▶ _PROVIDED MATERIAL_:
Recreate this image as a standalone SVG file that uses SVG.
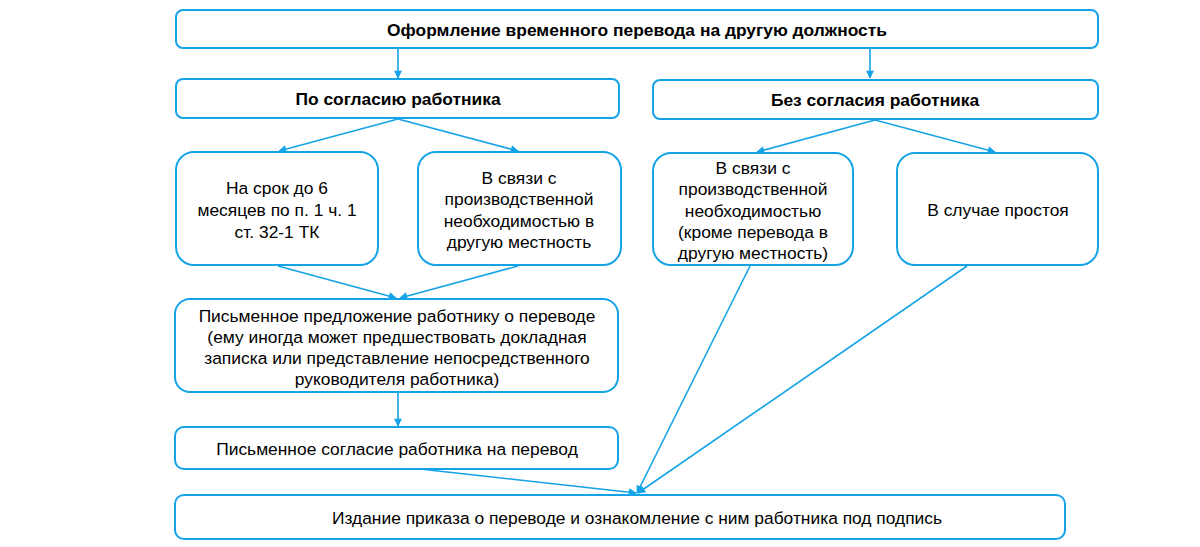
<svg xmlns="http://www.w3.org/2000/svg" width="1200" height="547" viewBox="0 0 1200 547">
<style>
.box{fill:#fff;stroke:#14a3e6;stroke-width:2}
.t{font-family:"Liberation Sans",Arial,sans-serif;font-size:17.4px;fill:#000;text-anchor:middle}
.b{font-weight:bold}
.c{stroke:#14a3e6;stroke-width:1.6;fill:none;marker-end:url(#ah)}
</style>
<defs>
<marker id="ah" viewBox="0 0 10 10" refX="9" refY="5" markerWidth="10" markerHeight="8" markerUnits="userSpaceOnUse" orient="auto">
<path d="M0,0 L10,5 L0,10 z" fill="#14a3e6"/>
</marker>
</defs>
<rect width="1200" height="547" fill="#fff"/>
<g id="connectors">
<line class="c" x1="398" y1="49" x2="398" y2="78"/>
<line class="c" x1="870" y1="49" x2="870" y2="78"/>
<line class="c" x1="398" y1="119" x2="279" y2="151"/>
<line class="c" x1="398" y1="119" x2="518" y2="151"/>
<line class="c" x1="875" y1="120" x2="757" y2="152"/>
<line class="c" x1="875" y1="120" x2="995" y2="152"/>
<line class="c" x1="278" y1="266" x2="396" y2="298"/>
<line class="c" x1="518" y1="266" x2="400" y2="298"/>
<line class="c" x1="398" y1="392" x2="398" y2="426"/>
<line class="c" x1="420" y1="469" x2="636" y2="493"/>
<line class="c" x1="750" y1="266" x2="637" y2="493"/>
<line class="c" x1="967" y1="266" x2="638" y2="493"/>
</g>
<g id="n1"><rect class="box" x="176" y="10" width="922" height="38" rx="7"/><text class="t b" x="637" y="36">Оформление временного перевода на другую должность</text></g>
<g id="n2"><rect class="box" x="176" y="79" width="443" height="39" rx="7"/><text class="t b" x="398" y="105">По согласию работника</text></g>
<g id="n3"><rect class="box" x="653" y="80" width="445" height="39" rx="7"/><text class="t b" x="875" y="106">Без согласия работника</text></g>
<g id="n4"><rect class="box" x="176" y="152" width="202" height="113" rx="18"/><text class="t" x="277"><tspan x="277" y="194">На срок до 6</tspan><tspan x="277" y="216">месяцев по п. 1 ч. 1</tspan><tspan x="277" y="238">ст. 32-1 ТК</tspan></text></g>
<g id="n5"><rect class="box" x="418" y="152" width="203" height="113" rx="18"/><text class="t" x="519"><tspan x="519" y="184">В связи с</tspan><tspan x="519" y="205">производственной</tspan><tspan x="519" y="227">необходимостью в</tspan><tspan x="519" y="248">другую местность</tspan></text></g>
<g id="n6"><rect class="box" x="653" y="153" width="200" height="112" rx="18"/><text class="t" x="753"><tspan x="753" y="174">В связи с</tspan><tspan x="753" y="195">производственной</tspan><tspan x="753" y="217">необходимостью</tspan><tspan x="753" y="238">(кроме перевода в</tspan><tspan x="753" y="259">другую местность)</tspan></text></g>
<g id="n7"><rect class="box" x="897" y="153" width="201" height="112" rx="18"/><text class="t" x="998" y="216">В случае простоя</text></g>
<g id="n8"><rect class="box" x="175" y="299" width="443" height="93" rx="15"/><text class="t" x="397"><tspan x="397" y="322">Письменное предложение работнику о переводе</tspan><tspan x="397" y="343">(ему иногда может предшествовать докладная</tspan><tspan x="397" y="364">записка или представление непосредственного</tspan><tspan x="397" y="385">руководителя работника)</tspan></text></g>
<g id="n9"><rect class="box" x="175" y="427" width="443" height="42" rx="9"/><text class="t" x="397" y="455">Письменное согласие работника на перевод</text></g>
<g id="n10"><rect class="box" x="175" y="495" width="890" height="44" rx="9"/><text class="t" x="637" y="524">Издание приказа о переводе и ознакомление с ним работника под подпись</text></g>
</svg>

▶ _OBJECTIVE_:
Each line of the material must be retyped exactly, except that images are omitted.

▶ _RESULT_:
Recreate this image as a standalone SVG file that uses SVG.
<svg xmlns="http://www.w3.org/2000/svg" width="1200" height="547" viewBox="0 0 1200 547">
<style>
.box{fill:#fff;stroke:#14a3e6;stroke-width:2}
.t{font-family:"Liberation Sans",Arial,sans-serif;font-size:17.4px;fill:#000;text-anchor:middle}
.b{font-weight:bold}
.c{stroke:#14a3e6;stroke-width:1.6;fill:none;marker-end:url(#ah)}
</style>
<defs>
<marker id="ah" viewBox="0 0 10 10" refX="9" refY="5" markerWidth="10" markerHeight="8" markerUnits="userSpaceOnUse" orient="auto">
<path d="M0,0 L10,5 L0,10 z" fill="#14a3e6"/>
</marker>
</defs>
<rect width="1200" height="547" fill="#fff"/>
<g id="connectors">
<line class="c" x1="398" y1="49" x2="398" y2="78"/>
<line class="c" x1="870" y1="49" x2="870" y2="78"/>
<line class="c" x1="398" y1="119" x2="279" y2="151"/>
<line class="c" x1="398" y1="119" x2="518" y2="151"/>
<line class="c" x1="875" y1="120" x2="757" y2="152"/>
<line class="c" x1="875" y1="120" x2="995" y2="152"/>
<line class="c" x1="278" y1="266" x2="396" y2="298"/>
<line class="c" x1="518" y1="266" x2="400" y2="298"/>
<line class="c" x1="398" y1="392" x2="398" y2="426"/>
<line class="c" x1="420" y1="469" x2="636" y2="493"/>
<line class="c" x1="750" y1="266" x2="637" y2="493"/>
<line class="c" x1="967" y1="266" x2="638" y2="493"/>
</g>
<g id="n1"><rect class="box" x="176" y="10" width="922" height="38" rx="7"/><text class="t b" x="637" y="36">Оформление временного перевода на другую должность</text></g>
<g id="n2"><rect class="box" x="176" y="79" width="443" height="39" rx="7"/><text class="t b" x="398" y="105">По согласию работника</text></g>
<g id="n3"><rect class="box" x="653" y="80" width="445" height="39" rx="7"/><text class="t b" x="875" y="106">Без согласия работника</text></g>
<g id="n4"><rect class="box" x="176" y="152" width="202" height="113" rx="18"/><text class="t" x="277"><tspan x="277" y="194">На срок до 6</tspan><tspan x="277" y="216">месяцев по п. 1 ч. 1</tspan><tspan x="277" y="238">ст. 32-1 ТК</tspan></text></g>
<g id="n5"><rect class="box" x="418" y="152" width="203" height="113" rx="18"/><text class="t" x="519"><tspan x="519" y="184">В связи с</tspan><tspan x="519" y="205">производственной</tspan><tspan x="519" y="227">необходимостью в</tspan><tspan x="519" y="248">другую местность</tspan></text></g>
<g id="n6"><rect class="box" x="653" y="153" width="200" height="112" rx="18"/><text class="t" x="753"><tspan x="753" y="174">В связи с</tspan><tspan x="753" y="195">производственной</tspan><tspan x="753" y="217">необходимостью</tspan><tspan x="753" y="238">(кроме перевода в</tspan><tspan x="753" y="259">другую местность)</tspan></text></g>
<g id="n7"><rect class="box" x="897" y="153" width="201" height="112" rx="18"/><text class="t" x="998" y="216">В случае простоя</text></g>
<g id="n8"><rect class="box" x="175" y="299" width="443" height="93" rx="15"/><text class="t" x="397"><tspan x="397" y="322">Письменное предложение работнику о переводе</tspan><tspan x="397" y="343">(ему иногда может предшествовать докладная</tspan><tspan x="397" y="364">записка или представление непосредственного</tspan><tspan x="397" y="385">руководителя работника)</tspan></text></g>
<g id="n9"><rect class="box" x="175" y="427" width="443" height="42" rx="9"/><text class="t" x="397" y="455">Письменное согласие работника на перевод</text></g>
<g id="n10"><rect class="box" x="175" y="495" width="890" height="44" rx="9"/><text class="t" x="637" y="524">Издание приказа о переводе и ознакомление с ним работника под подпись</text></g>
</svg>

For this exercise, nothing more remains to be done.